DATA:
# # # # # # #
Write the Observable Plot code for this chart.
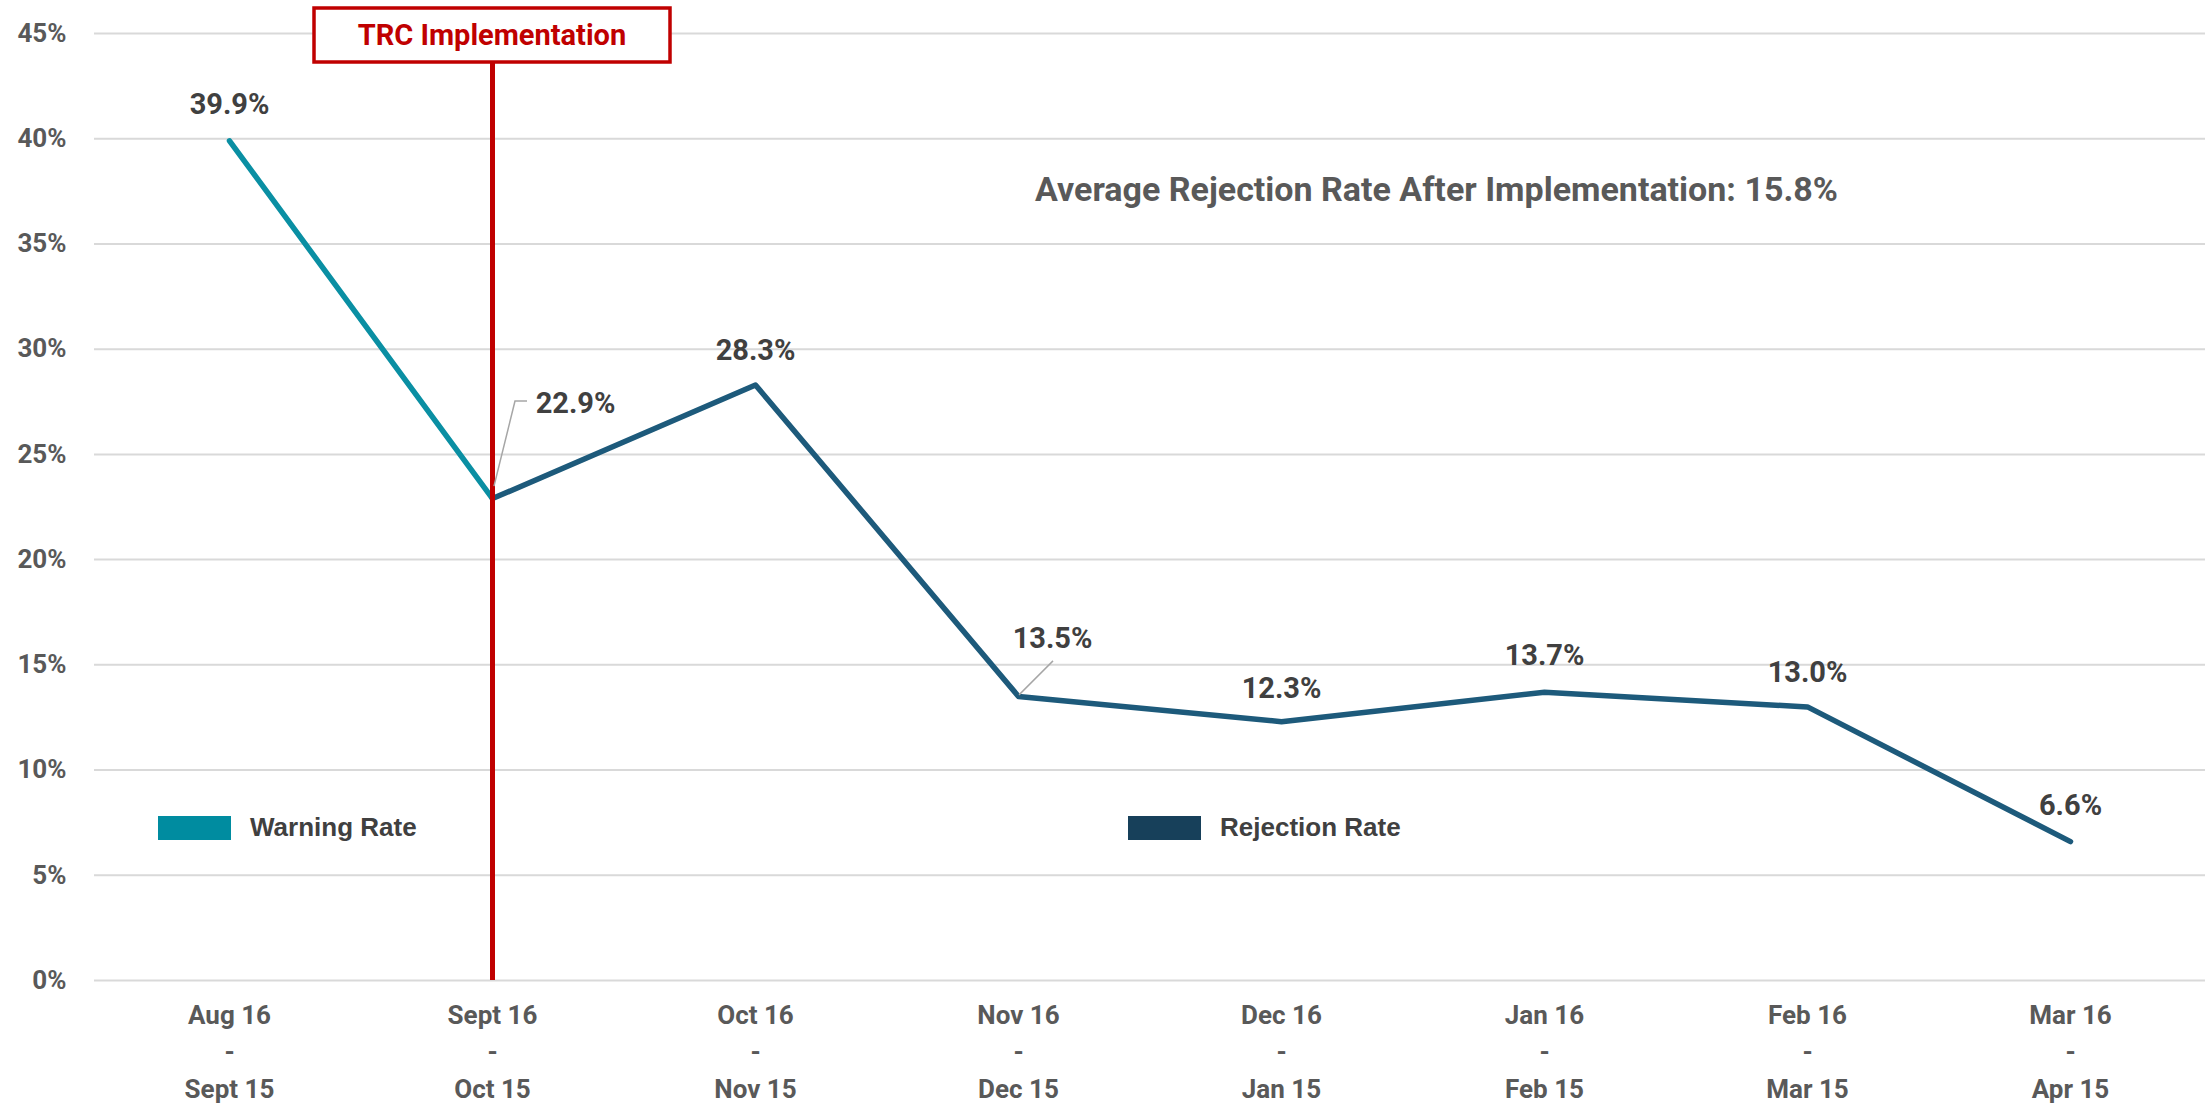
# # # # # # #
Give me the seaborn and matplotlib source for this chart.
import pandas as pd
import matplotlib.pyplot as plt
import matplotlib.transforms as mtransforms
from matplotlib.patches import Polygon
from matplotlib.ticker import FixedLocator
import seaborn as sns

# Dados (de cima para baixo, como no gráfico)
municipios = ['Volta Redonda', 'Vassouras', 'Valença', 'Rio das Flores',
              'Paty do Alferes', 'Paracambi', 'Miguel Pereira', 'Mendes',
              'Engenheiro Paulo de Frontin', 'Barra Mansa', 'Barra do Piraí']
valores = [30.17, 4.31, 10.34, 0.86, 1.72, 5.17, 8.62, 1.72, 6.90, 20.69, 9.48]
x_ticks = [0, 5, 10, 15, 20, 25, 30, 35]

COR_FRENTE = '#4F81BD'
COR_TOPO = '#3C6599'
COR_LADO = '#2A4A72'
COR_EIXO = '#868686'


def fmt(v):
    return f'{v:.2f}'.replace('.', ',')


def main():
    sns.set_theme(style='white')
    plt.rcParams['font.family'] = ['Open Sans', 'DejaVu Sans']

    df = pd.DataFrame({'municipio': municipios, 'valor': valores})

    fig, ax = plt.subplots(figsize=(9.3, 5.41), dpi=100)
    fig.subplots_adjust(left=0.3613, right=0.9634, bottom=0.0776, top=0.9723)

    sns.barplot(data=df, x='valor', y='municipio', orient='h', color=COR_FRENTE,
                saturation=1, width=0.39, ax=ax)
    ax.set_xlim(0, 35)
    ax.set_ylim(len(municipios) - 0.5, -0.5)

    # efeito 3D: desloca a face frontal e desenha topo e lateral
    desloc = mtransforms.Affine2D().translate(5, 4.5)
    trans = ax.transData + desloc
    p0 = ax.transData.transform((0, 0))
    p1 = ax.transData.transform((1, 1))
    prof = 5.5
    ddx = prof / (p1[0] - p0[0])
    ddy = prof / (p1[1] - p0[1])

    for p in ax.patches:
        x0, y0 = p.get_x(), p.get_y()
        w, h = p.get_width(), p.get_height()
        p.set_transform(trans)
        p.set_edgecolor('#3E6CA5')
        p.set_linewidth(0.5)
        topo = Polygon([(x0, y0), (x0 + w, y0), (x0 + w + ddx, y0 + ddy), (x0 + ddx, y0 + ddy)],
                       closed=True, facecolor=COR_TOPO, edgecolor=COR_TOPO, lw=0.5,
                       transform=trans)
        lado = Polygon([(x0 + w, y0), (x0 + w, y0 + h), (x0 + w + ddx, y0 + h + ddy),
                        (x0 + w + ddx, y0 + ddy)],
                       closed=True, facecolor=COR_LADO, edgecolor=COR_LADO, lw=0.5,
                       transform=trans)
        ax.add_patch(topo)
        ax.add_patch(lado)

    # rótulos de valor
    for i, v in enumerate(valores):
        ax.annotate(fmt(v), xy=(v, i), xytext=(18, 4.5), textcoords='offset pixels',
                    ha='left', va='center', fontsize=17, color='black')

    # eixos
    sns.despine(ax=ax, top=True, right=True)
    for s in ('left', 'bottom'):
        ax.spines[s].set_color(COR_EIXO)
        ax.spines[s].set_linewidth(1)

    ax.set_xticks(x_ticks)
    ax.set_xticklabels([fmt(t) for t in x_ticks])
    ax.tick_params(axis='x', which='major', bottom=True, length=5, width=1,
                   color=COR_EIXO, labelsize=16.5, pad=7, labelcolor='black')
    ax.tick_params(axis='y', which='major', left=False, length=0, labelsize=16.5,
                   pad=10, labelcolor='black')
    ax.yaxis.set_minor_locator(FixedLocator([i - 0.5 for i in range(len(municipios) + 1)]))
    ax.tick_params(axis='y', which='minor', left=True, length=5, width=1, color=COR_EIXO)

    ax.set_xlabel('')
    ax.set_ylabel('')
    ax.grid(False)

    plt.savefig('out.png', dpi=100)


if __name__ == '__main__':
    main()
# # # # # # #
TASK REQUIREMENTS: Copy out only the lines above from the one with "Give me the" to the one with "import seaborn as sns", inclusive, exactly as they stand.

SOLUTION:
Give me the seaborn and matplotlib source for this chart.
import pandas as pd
import matplotlib.pyplot as plt
import matplotlib.transforms as mtransforms
from matplotlib.patches import Polygon
from matplotlib.ticker import FixedLocator
import seaborn as sns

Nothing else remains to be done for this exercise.